New Dolls Created To Inspire Young Muslim Girls To Dream Big

By Muslim New Magazine
Muslim Dolls

LOS ANGELES,CA, ( 9/20/18) — A Dubai-based company has created a set of dolls that it hopes inspires young Muslim girls to take pride in their faith and become community leaders.

The five Salam Sisters dolls were designed by Zileej, a faith-based creative company, to help Muslim girls feel connected with their roots and comfortable in their identities. The very first shipments of the dolls were sent out to customers in mid-August, the company said.

“We want young girls who don’t often see their cultural identities and faith represented in a relatable way to know that they can be proud of their backgrounds,” said Ansarullah Ridwan Mohammed, co-founder of Zileej.
“We want them to see that all of who they are is uniquely beautiful — even when it sounds like the world is telling them that they don’t have the perfect hair, or skin color, or size, or religion.”

From the left, the five Salam Sisters dolls are Layla, Karima, Yasmina, Nura and Maryam.

The Salam Sisters represent various racial and ethnic backgrounds ― showcasing the incredible global diversity of the world’s roughly 1.8 billion Muslims.

The dolls were given a wide range of interests and aspirations, including journalism, astronomy, art, history, sports and social leadership. There’s Karima, who loves playing tennis and learning about outer space. Nura is described as an aspiring scientist who is also working hard to memorize the whole Quran. Layla is a budding fashion designer and gardener.

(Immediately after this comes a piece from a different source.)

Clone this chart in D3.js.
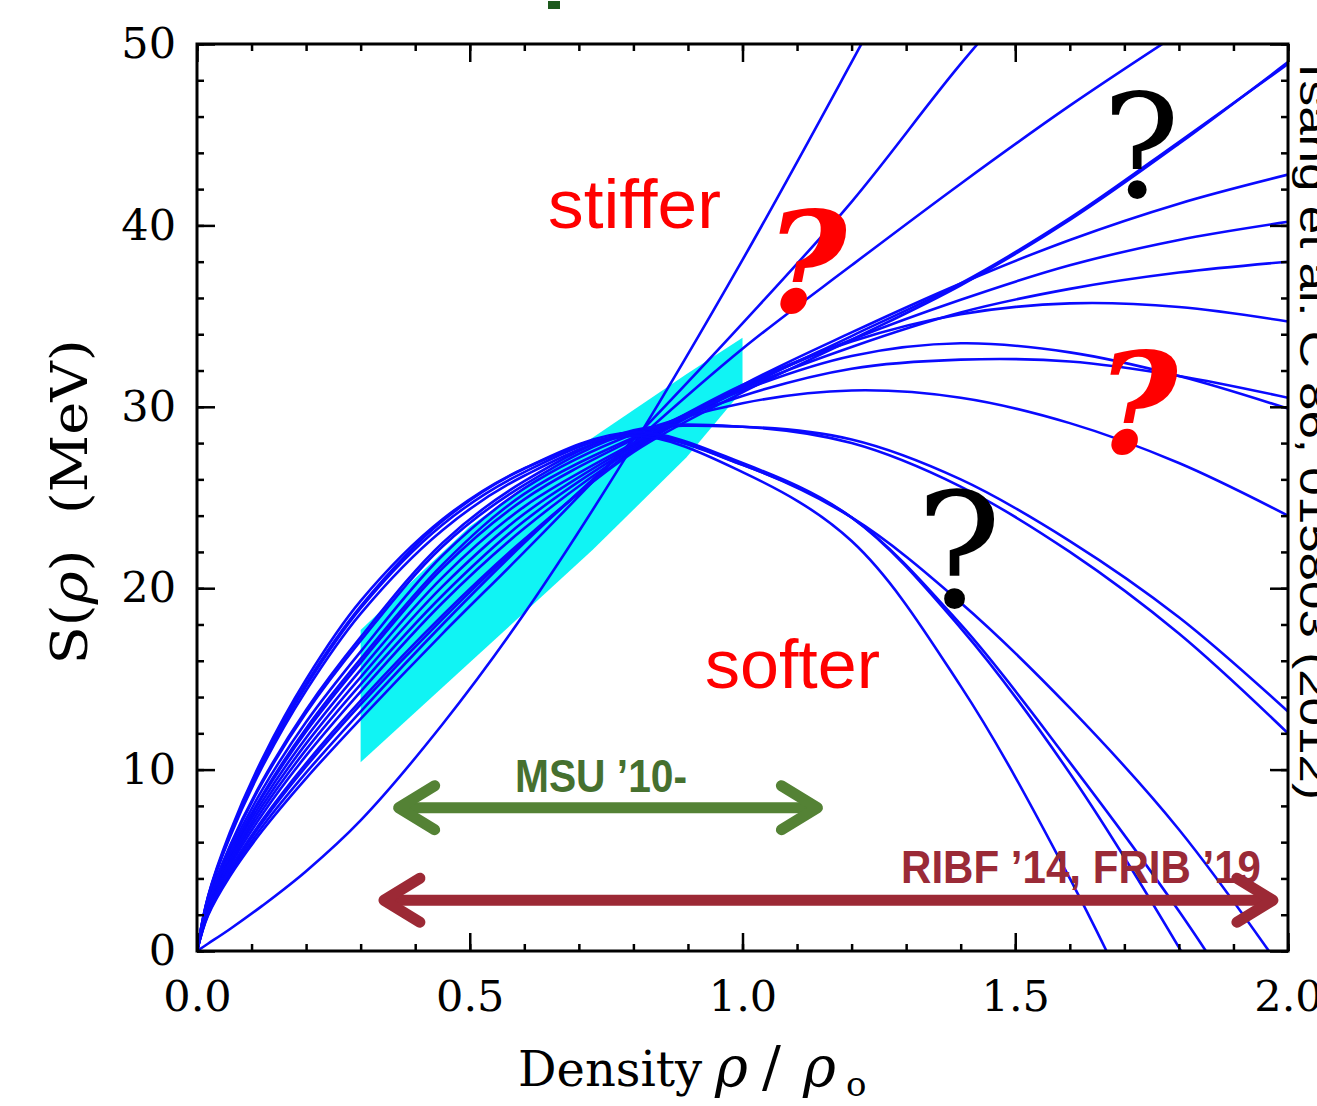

The idea for Salam Sisters started with Zileej’s co-founder Peter Gould. He was looking for dolls for his two young daughters that would help them feel empowered and connected to their family’s Muslim identity.

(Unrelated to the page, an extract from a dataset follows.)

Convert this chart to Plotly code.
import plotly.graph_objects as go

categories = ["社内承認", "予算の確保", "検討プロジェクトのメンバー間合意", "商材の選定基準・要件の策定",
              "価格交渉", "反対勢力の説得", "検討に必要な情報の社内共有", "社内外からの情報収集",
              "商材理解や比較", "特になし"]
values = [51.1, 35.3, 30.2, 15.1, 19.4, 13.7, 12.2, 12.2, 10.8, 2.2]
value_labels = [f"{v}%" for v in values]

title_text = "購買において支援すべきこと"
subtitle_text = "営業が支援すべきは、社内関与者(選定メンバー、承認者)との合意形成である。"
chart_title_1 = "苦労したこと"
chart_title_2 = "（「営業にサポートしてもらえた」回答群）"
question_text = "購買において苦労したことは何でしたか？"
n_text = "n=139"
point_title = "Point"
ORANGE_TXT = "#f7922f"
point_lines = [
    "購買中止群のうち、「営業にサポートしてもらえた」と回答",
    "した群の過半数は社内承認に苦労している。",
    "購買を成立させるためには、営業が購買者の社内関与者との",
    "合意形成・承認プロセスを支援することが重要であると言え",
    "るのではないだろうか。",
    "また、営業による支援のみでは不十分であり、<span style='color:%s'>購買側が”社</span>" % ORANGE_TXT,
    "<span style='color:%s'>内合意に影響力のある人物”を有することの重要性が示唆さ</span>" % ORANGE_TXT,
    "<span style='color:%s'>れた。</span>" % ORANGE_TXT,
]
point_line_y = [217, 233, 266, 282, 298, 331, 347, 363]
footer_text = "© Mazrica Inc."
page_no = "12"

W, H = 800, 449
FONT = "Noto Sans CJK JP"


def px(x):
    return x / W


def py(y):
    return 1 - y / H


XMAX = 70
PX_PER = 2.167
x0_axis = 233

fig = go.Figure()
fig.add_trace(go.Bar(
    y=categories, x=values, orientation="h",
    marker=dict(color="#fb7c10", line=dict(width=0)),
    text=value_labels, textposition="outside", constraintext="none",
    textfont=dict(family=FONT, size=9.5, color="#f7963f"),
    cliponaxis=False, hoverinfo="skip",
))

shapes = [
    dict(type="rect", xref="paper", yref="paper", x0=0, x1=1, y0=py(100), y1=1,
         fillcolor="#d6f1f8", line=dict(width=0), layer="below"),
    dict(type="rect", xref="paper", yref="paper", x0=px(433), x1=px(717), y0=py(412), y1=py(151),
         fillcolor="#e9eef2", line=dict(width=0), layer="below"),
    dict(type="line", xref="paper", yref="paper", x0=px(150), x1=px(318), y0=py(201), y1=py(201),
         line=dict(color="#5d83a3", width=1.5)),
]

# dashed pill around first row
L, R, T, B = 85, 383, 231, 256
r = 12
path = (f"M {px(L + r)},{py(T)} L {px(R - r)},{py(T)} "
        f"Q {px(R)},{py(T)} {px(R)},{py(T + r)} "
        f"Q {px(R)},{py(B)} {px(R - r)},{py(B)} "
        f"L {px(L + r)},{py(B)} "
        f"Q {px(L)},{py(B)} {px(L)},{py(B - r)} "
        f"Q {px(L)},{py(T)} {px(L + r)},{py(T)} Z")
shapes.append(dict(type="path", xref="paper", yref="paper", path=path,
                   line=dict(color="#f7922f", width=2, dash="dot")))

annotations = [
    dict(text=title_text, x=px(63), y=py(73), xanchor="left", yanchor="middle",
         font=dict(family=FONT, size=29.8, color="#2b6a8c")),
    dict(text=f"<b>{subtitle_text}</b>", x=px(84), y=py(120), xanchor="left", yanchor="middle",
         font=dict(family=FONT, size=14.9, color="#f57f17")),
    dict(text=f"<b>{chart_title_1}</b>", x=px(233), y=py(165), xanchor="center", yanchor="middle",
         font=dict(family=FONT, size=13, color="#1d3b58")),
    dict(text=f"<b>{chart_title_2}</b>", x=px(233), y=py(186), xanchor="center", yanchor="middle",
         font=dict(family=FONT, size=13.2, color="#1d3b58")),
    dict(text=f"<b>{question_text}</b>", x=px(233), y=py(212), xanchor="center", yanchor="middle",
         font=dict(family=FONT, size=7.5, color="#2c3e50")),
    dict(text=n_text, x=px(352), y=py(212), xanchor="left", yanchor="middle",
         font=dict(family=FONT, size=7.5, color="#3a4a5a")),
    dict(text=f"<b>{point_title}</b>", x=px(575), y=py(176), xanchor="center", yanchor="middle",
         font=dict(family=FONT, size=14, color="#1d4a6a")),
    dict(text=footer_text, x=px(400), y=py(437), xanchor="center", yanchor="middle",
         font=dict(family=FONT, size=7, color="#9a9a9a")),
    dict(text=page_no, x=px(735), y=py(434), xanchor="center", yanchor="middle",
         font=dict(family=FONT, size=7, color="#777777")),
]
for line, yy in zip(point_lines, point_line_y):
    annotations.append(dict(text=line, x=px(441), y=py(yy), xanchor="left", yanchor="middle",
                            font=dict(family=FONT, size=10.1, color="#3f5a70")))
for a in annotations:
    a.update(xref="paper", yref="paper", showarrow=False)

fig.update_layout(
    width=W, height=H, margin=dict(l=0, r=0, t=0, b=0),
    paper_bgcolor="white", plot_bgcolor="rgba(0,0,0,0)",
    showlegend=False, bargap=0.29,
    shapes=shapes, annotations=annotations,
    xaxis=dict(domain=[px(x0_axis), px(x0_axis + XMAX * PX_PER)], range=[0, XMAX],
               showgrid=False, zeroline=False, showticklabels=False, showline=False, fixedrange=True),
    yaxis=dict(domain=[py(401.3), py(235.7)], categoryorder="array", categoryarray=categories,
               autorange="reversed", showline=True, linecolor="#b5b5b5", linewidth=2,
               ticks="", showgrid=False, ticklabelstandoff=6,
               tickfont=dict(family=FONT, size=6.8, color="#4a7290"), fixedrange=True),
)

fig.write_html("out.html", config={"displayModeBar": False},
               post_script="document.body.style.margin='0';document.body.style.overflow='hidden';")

“He wanted to create representative toys that they would love,” Mohammed recalled. “With messages and stories that would inspire them to become leaders, and encourage them to boldly make positive contributions to the world.”

The Salam Sisters dolls are currently being sold online to customers in the U.K., U.S., Australia, and South Africa. The company hopes to open sales up to Canada, the Gulf states, and other countries in Europe and Africa in the near future. 

All five Salam Sisters dolls have headscarves that are removable and rearrangeable. Each doll comes with one scarf that is pre-styled and can be fixed in place with velcro, and another loose scarf that encourages girls to experiment with different styles. 

Subhi Bora, Zileej’s creative team director, stated it was important to the team to show young girls that wearing the Islamic headscarf can be a beautiful and deeply personal choice. 

“This flexibility reflects the lived experience of Muslims across the world, who have been choosing to style their headscarves — and their hair — in ways that are inspired by a kaleidoscope of different cultural influences,” Bora said.

Mohammed said that one of Zileej’s main goals for Salam Sisters is to help young Muslim girls realize that “the world is equally theirs to experience as completely as possible and that their voices not only matter, but must be heard.”

“We would love for all people who see the Salam Sisters to take home the message that having a welcoming mindset to diversity is a beautiful thing,” Mohammed said.